A una semana del inicio de la sesión de investidura, todavía
se mantiene firme el desacuerdo. PSOE y Ciudadanos firman un pacto de
legislatura y, a renglón seguido, Podemos se levanta de la mesa de
negociaciones, ofendido por ello. Al parecer, las recetas económicas de
Ciudadanos, asumidas en parte por el PSOE, parecen incompatibles con las
políticas sociales de Podemos, también coincidentes en parte con las de los
socialistas, y dicha incompatibilidad impide cualquier pacto de mínimos que
evite mantener al país en la incertidumbre de no tener gobierno y abocado al
“fracaso incomprensible” de repetir unas elecciones que no garantizarían ningún
cambio significativo en los resultados.
De esta crónica inacabada del pacto imposible, resalta la
voluntad de los contrayentes de no aceptar las cláusulas que los ciudadanos
escribieron en las urnas y la limitada disponibilidad en los que podrían
rubicarlo de hacer sacrificios en beneficio del interés general y grandeza de
miras.

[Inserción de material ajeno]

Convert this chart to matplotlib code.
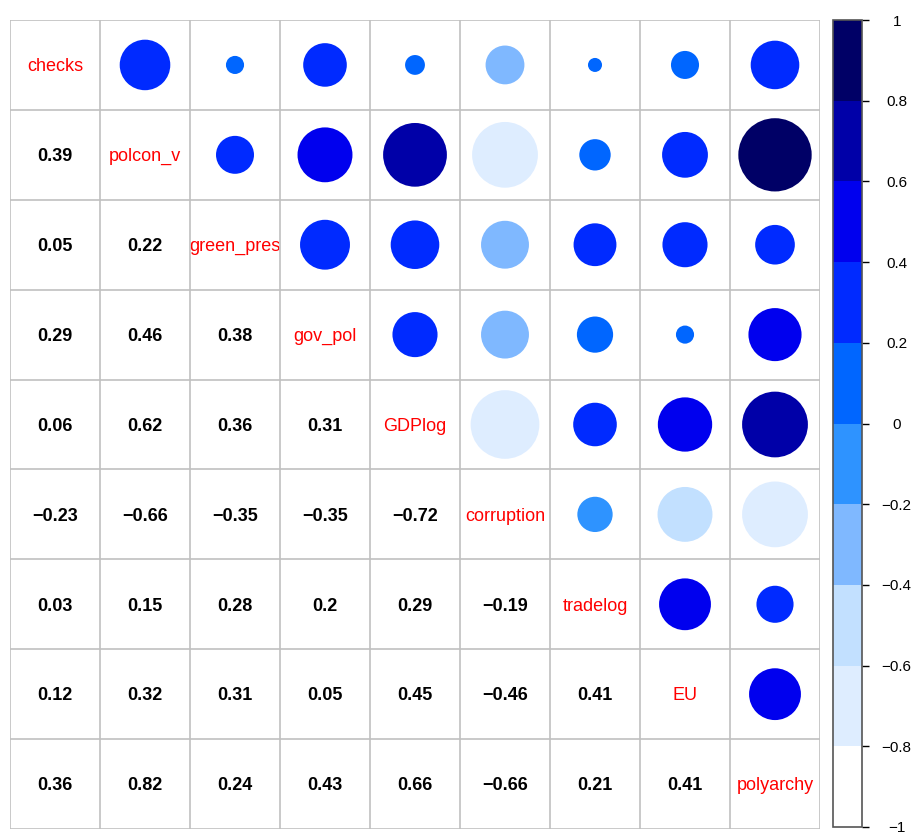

Todos parecen empeñados en conseguir fines partidistas y colocar al
adversario como único responsable de unas probables nuevas elecciones, cuyos
cálculos electorales condicionan el pacto que se negocia con tanta dificultad.
Sin embargo, el mandato es claro: hay obligación de pactar y
de formar un gobierno mediante acuerdos entre distintas formaciones políticas,
las cuales habrán de ceder máximos para lograr afianzar un pacto de mínimos que
permita la gobernanza del país y poder afrontar decididamente los graves
problemas que lastran su progreso y desarrollo. Una crisis económica aún no
resuelta, tensiones territoriales con la apuesta independentista de Cataluña y
paliar las injusticias y desigualdades que criterios ciegamente economicistas
imponen, son algunas de las cuestiones que no pueden demorarse ni esperar a
unos nuevos comicios. No tener estos problemas presentes, pensando sólo en el
interés partidista inmediato, sería una afrenta que los ciudadanos no se
merecen y una demostración de una clase política que no está al servicio de su
país. Un divorcio de la política y una desafección ciudadana que incuban
populismos radicales que sólo conducen al callejón sin salida de un país
incontrolado y poco serio. El pacto, y lo que conlleva de aceptación de propuestas
no propias, es la única alternativa a la actual situación política de España. Y
es una obligación ante el mandato popular expresado en las urnas.